+++ EXERCISE MATERIAL +++

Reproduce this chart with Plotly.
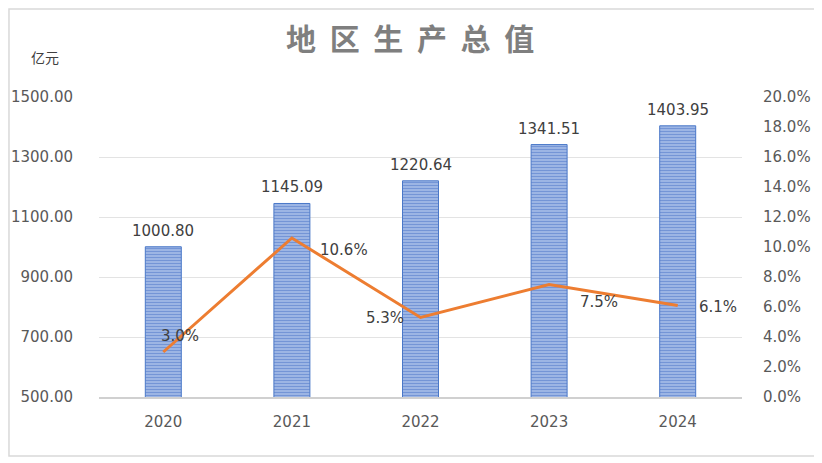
import plotly.graph_objects as go

years = ['2020', '2021', '2022', '2023', '2024']
gdp = [1000.80, 1145.09, 1220.64, 1341.51, 1403.95]
growth = [0.030, 0.106, 0.053, 0.075, 0.061]

# label offsets for the growth line (anchor, xshift, yshift)
growth_lbl = [('center', 17, 16), ('left', 26, -12), ('right', -15, 0),
              ('left', 29, -17), ('left', 19, -1)]

gray = '#595959'
font_name = 'DejaVu Sans'

fig = go.Figure()

fig.add_trace(go.Bar(
    x=years,
    y=gdp,
    width=0.28,
    marker=dict(
        color='#a9bfe8',
        line=dict(width=1, color='#4a78c8'),
        pattern=dict(shape='-', fgcolor='#3f6cc4', size=3, solidity=0.5),
    ),
    name='地区生产总值',
))

fig.add_trace(go.Scatter(
    x=years,
    y=growth,
    mode='lines',
    yaxis='y2',
    line=dict(color='#ED7D31', width=3),
    name='增速',
))

annotations = [dict(
    text='亿元', xref='paper', yref='paper',
    x=-0.084, y=1.133, xanchor='center', yanchor='middle',
    showarrow=False,
    font=dict(family='Noto Sans CJK SC', size=14, color='#404040'),
)]
# category axis: annotations take the category index
for i, v in enumerate(gdp):
    annotations.append(dict(
        x=i, y=v, xref='x', yref='y', text=f'{v:.2f}',
        showarrow=False, yanchor='middle', yshift=16,
        font=dict(family=font_name, size=15, color='#404040'),
    ))
for i, (v, (anc, dx, dy)) in enumerate(zip(growth, growth_lbl)):
    annotations.append(dict(
        x=i, y=v, xref='x', yref='y2', text=f'{v*100:.1f}%',
        showarrow=False, xanchor=anc, yanchor='middle', xshift=dx, yshift=dy,
        font=dict(family=font_name, size=15, color='#404040'),
    ))

fig.update_layout(
    width=814,
    height=455,
    margin=dict(l=91, r=80, t=89, b=66),
    paper_bgcolor='white',
    plot_bgcolor='white',
    showlegend=False,
    font=dict(family=font_name, color=gray, size=15),
    title=dict(
        text='<b>地  区  生  产  总  值</b>',
        x=0.494, xanchor='center',
        y=0.93, yanchor='middle',
        font=dict(family='Noto Sans CJK SC', size=30, color='#7f7f7f'),
    ),
    xaxis=dict(
        type='category',
        range=[-0.5, 4.5],
        automargin=False,
        showgrid=False,
        showline=True,
        linecolor='#d0d0d0',
        linewidth=1.5,
        ticks='outside',
        ticklen=10,
        tickcolor='rgba(0,0,0,0)',
        tickfont=dict(size=15, color=gray),
    ),
    yaxis=dict(
        range=[500, 1500],
        tickvals=[500, 700, 900, 1100, 1300, 1500],
        tickformat='.2f',
        automargin=False,
        showgrid=True,
        gridcolor='#e3e3e3',
        zeroline=False,
        ticks='outside',
        ticklen=22,
        tickcolor='rgba(0,0,0,0)',
        tickfont=dict(size=15, color=gray),
    ),
    yaxis2=dict(
        range=[0, 0.2],
        dtick=0.02,
        tickformat='.1%',
        overlaying='y',
        side='right',
        automargin=False,
        showgrid=False,
        zeroline=False,
        ticks='outside',
        ticklen=17,
        tickcolor='rgba(0,0,0,0)',
        tickfont=dict(size=15, color=gray),
    ),
    shapes=[dict(
        type='rect', xref='paper', yref='paper',
        x0=-0.14, x1=1.117, y0=-0.197, y1=1.293,
        line=dict(color='#d9d9d9', width=1.5),
    )],
    annotations=annotations,
)

fig.write_html('out.html')
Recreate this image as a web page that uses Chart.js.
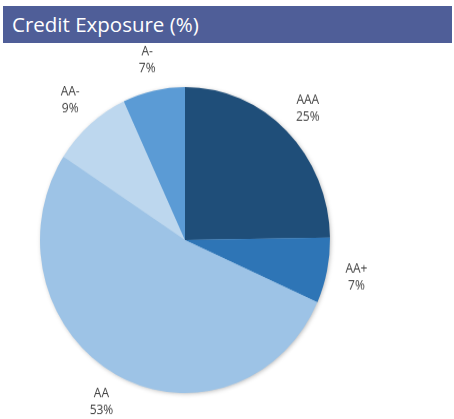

+++

Retype the whole listing, keeping every line identical and omitting all pictures.

**RESULT**
Reproduce this chart with Plotly.
import plotly.graph_objects as go

years = ['2020', '2021', '2022', '2023', '2024']
gdp = [1000.80, 1145.09, 1220.64, 1341.51, 1403.95]
growth = [0.030, 0.106, 0.053, 0.075, 0.061]

# label offsets for the growth line (anchor, xshift, yshift)
growth_lbl = [('center', 17, 16), ('left', 26, -12), ('right', -15, 0),
              ('left', 29, -17), ('left', 19, -1)]

gray = '#595959'
font_name = 'DejaVu Sans'

fig = go.Figure()

fig.add_trace(go.Bar(
    x=years,
    y=gdp,
    width=0.28,
    marker=dict(
        color='#a9bfe8',
        line=dict(width=1, color='#4a78c8'),
        pattern=dict(shape='-', fgcolor='#3f6cc4', size=3, solidity=0.5),
    ),
    name='地区生产总值',
))

fig.add_trace(go.Scatter(
    x=years,
    y=growth,
    mode='lines',
    yaxis='y2',
    line=dict(color='#ED7D31', width=3),
    name='增速',
))

annotations = [dict(
    text='亿元', xref='paper', yref='paper',
    x=-0.084, y=1.133, xanchor='center', yanchor='middle',
    showarrow=False,
    font=dict(family='Noto Sans CJK SC', size=14, color='#404040'),
)]
# category axis: annotations take the category index
for i, v in enumerate(gdp):
    annotations.append(dict(
        x=i, y=v, xref='x', yref='y', text=f'{v:.2f}',
        showarrow=False, yanchor='middle', yshift=16,
        font=dict(family=font_name, size=15, color='#404040'),
    ))
for i, (v, (anc, dx, dy)) in enumerate(zip(growth, growth_lbl)):
    annotations.append(dict(
        x=i, y=v, xref='x', yref='y2', text=f'{v*100:.1f}%',
        showarrow=False, xanchor=anc, yanchor='middle', xshift=dx, yshift=dy,
        font=dict(family=font_name, size=15, color='#404040'),
    ))

fig.update_layout(
    width=814,
    height=455,
    margin=dict(l=91, r=80, t=89, b=66),
    paper_bgcolor='white',
    plot_bgcolor='white',
    showlegend=False,
    font=dict(family=font_name, color=gray, size=15),
    title=dict(
        text='<b>地  区  生  产  总  值</b>',
        x=0.494, xanchor='center',
        y=0.93, yanchor='middle',
        font=dict(family='Noto Sans CJK SC', size=30, color='#7f7f7f'),
    ),
    xaxis=dict(
        type='category',
        range=[-0.5, 4.5],
        automargin=False,
        showgrid=False,
        showline=True,
        linecolor='#d0d0d0',
        linewidth=1.5,
        ticks='outside',
        ticklen=10,
        tickcolor='rgba(0,0,0,0)',
        tickfont=dict(size=15, color=gray),
    ),
    yaxis=dict(
        range=[500, 1500],
        tickvals=[500, 700, 900, 1100, 1300, 1500],
        tickformat='.2f',
        automargin=False,
        showgrid=True,
        gridcolor='#e3e3e3',
        zeroline=False,
        ticks='outside',
        ticklen=22,
        tickcolor='rgba(0,0,0,0)',
        tickfont=dict(size=15, color=gray),
    ),
    yaxis2=dict(
        range=[0, 0.2],
        dtick=0.02,
        tickformat='.1%',
        overlaying='y',
        side='right',
        automargin=False,
        showgrid=False,
        zeroline=False,
        ticks='outside',
        ticklen=17,
        tickcolor='rgba(0,0,0,0)',
        tickfont=dict(size=15, color=gray),
    ),
    shapes=[dict(
        type='rect', xref='paper', yref='paper',
        x0=-0.14, x1=1.117, y0=-0.197, y1=1.293,
        line=dict(color='#d9d9d9', width=1.5),
    )],
    annotations=annotations,
)

fig.write_html('out.html')
Recreate this image as a web page that uses Chart.js.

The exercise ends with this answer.